Analistas como David Hearst, antiguo periodista de The Guardian, aseguran que esta aversión a las tesis de la cofradía subyace en la campaña de hostigamiento desatada contra Qatar. El creso emirato es un actor emergente en la zona, asido a la imagen que le concede su célebre televisión por satélite Al Jazeera y sostenido en el poder económico y financiero que le otorga poseer la mayor reserva mundial de gas, compartida con el otro gran enemigo de Riad, el régimen de los ayatolás. En el albor de las primaveras árabes, Doha apostó por respaldar económica y militarmente a grupos vinculados con los Hermanos Musulmanes egipcios, cuya ideología el wahabismo saudí considera su principal enemigo sistémico. El primer asalto del pulso por influir en la región acabó en 2014, año en el que Emiratos y Arabia Saudí optaron por retirar sus embajadores en la capital qatarí. El segundo arrancó hace apenas dos semanas, con la decisión de ambos países de cortar los lazos diplomáticos, aislar el país y presionar a otros estados para que se sumaran a las medidas punitivas bajo el pretexto de que Qatar apoya a los Hermanos Musulmanes, cofradía a la que Riad vincula con el terrorismo. Una operación en la que la monarquía saudí cuenta con el apoyo incondicional de la cúpula religiosa wahabí y que amenaza con disparar el voltaje de una región explosiva. Si una consecuencia real ha tenido la oleada de protestas que en 2011 sacudieron el mundo árabe es la floración de un tercer eje político y diplomático, constituido por Qatar y la islamista Turquía de Recep Tayeb Erdogan, que ha obligado a una reconsideración de las viejas alianzas.
En esta atmósfera de mudanza, una de las preguntas recurrentes es si el novel heredero podrá, llegado el momento, sostener un trono en el que probablemente se sentará -a juzgar por la longevidad de su predecesores y si ningún acontecimiento extraordinario lo impide- cerca de medio siglo. Algunos pequeños detalles, como la fecha elegida para su ascensión, ofrecen indicios sobre su actual fortaleza dentro de la intrigante casa de Saud.

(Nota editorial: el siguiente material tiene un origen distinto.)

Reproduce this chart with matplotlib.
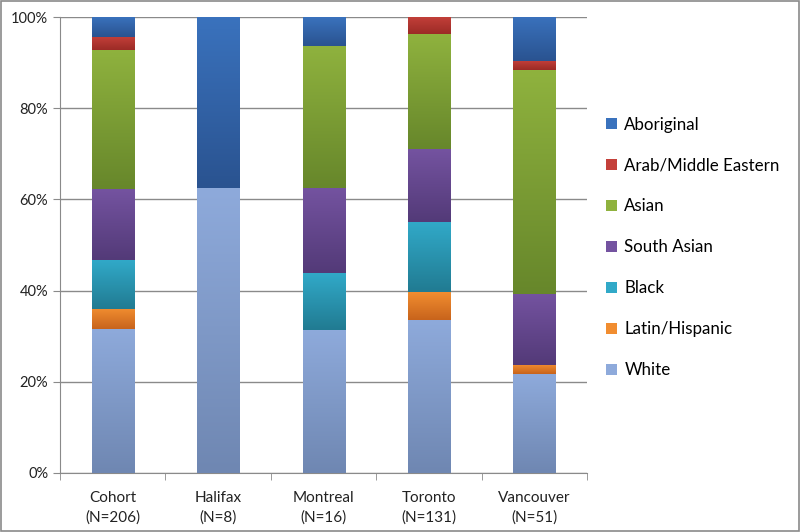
import numpy as np
import matplotlib.pyplot as plt
from matplotlib.colors import LinearSegmentedColormap
from matplotlib.patches import Rectangle

plt.rcParams['font.family'] = ['Lato', 'DejaVu Sans']

sites = ['Cohort\n(N=206)', 'Halifax\n(N=8)', 'Montreal\n(N=16)', 'Toronto\n(N=131)', 'Vancouver\n(N=51)']
groups = ['White', 'Latin/Hispanic', 'Black', 'South Asian', 'Asian', 'Arab/Middle Eastern', 'Aboriginal']

white = [31.6, 62.5, 31.25, 33.6, 21.6]
latin = [4.4, 0, 0, 6.1, 2.0]
black = [10.7, 0, 12.5, 15.3, 0]
south_asian = [15.5, 0, 18.75, 16.0, 15.7]
asian = [30.6, 0, 31.25, 25.2, 49.0]
arab = [2.9, 0, 0, 3.8, 2.0]
aboriginal = [4.4, 37.5, 6.25, 0, 9.8]
series = [white, latin, black, south_asian, asian, arab, aboriginal]

# (light top, dark bottom)
colors = [('#8eaadb', '#6f87b2'), ('#f18d30', '#c8641c'), ('#31a9c8', '#217b92'),
          ('#7453a0', '#533a78'), ('#8fb23e', '#67872b'), ('#c4403a', '#9c2b26'),
          ('#3a72bd', '#2a5390')]

fig = plt.figure(figsize=(8, 5.32), dpi=100)
ax = fig.add_axes([0.075, 0.111, 0.659, 0.857])

x = np.arange(len(sites))
width = 0.4
bottom = np.zeros(len(sites))
handles = []
for vals, name, (c1, c2) in zip(series, groups, colors):
    vals = np.array(vals)
    bars = ax.bar(x, vals, width, bottom=bottom, color=c1, label=name, zorder=2)
    cmap = LinearSegmentedColormap.from_list(name, [c2, c1])
    for b in bars:
        if b.get_height() <= 0:
            continue
        x0, y0 = b.get_x(), b.get_y()
        ax.imshow(np.linspace(0, 1, 100).reshape(-1, 1), cmap=cmap, origin='lower',
                  extent=[x0, x0 + b.get_width(), y0, y0 + b.get_height()],
                  aspect='auto', zorder=3, interpolation='bilinear')
    handles.append(bars)
    bottom += vals

ax.set_xlim(-0.5, len(sites) - 0.5)
ax.set_ylim(0, 100)
ax.set_yticks(np.arange(0, 101, 20))
ax.set_yticklabels([f'{v}%' for v in range(0, 101, 20)])
ax.yaxis.grid(True, color='#8a8a8a', linewidth=1, zorder=0)
ax.set_axisbelow(True)
ax.set_xticks(x)
ax.set_xticklabels(sites, linespacing=1.45)
ax.set_xticks(np.arange(-0.5, len(sites)), minor=True)
ax.tick_params(axis='x', which='major', length=0, pad=13, labelsize=11, colors='#222222')
ax.tick_params(axis='x', which='minor', length=5, color='#8a8a8a', direction='out')
ax.tick_params(axis='y', length=5, color='#8a8a8a', labelsize=10.5, labelcolor='#222222')
for s in ['top', 'right']:
    ax.spines[s].set_visible(False)
for s in ['left', 'bottom']:
    ax.spines[s].set_color('#8a8a8a')

leg = fig.legend(handles[::-1], groups[::-1], loc='center left', bbox_to_anchor=(0.739, 0.535),
                 frameon=False, fontsize=12.2, handlelength=0.6, handleheight=0.6,
                 handletextpad=0.45, labelspacing=1.47)

fig.add_artist(Rectangle((0.001, 0.001), 0.998, 0.997, transform=fig.transFigure,
                         fill=False, edgecolor='#8a8a8a', linewidth=1.2))

plt.savefig('out.png', dpi=100)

El golpe palaciego se ha ejecutado en pleno mes de Ramadán, y la investidura del nuevo príncipe heredero se escenificó en la noche más especial del calendario lunar islámico: la conocida como Leila al Qadar (Noche del Destino), en la que según la tradición comenzó a revelarse el Corán y en la que cualquier plegaria -y por extensión cualquier acto- multiplica por cien su valor a los ojos de Alá. La clave parece estar, sin embargo, en el lapso de tiempo que se consuma antes de que Mohamad Bin Salman sustituya a su padre, aquejado de problemas de salud. A principios de junio, su discurso de bienvenida a Donald Trump, plagado de imprecisiones y palabras ininteligibles, desató las alarmas. Una sucesión temprana, con la conjura palaciega aún reciente, podría agitar una herencia envenenada.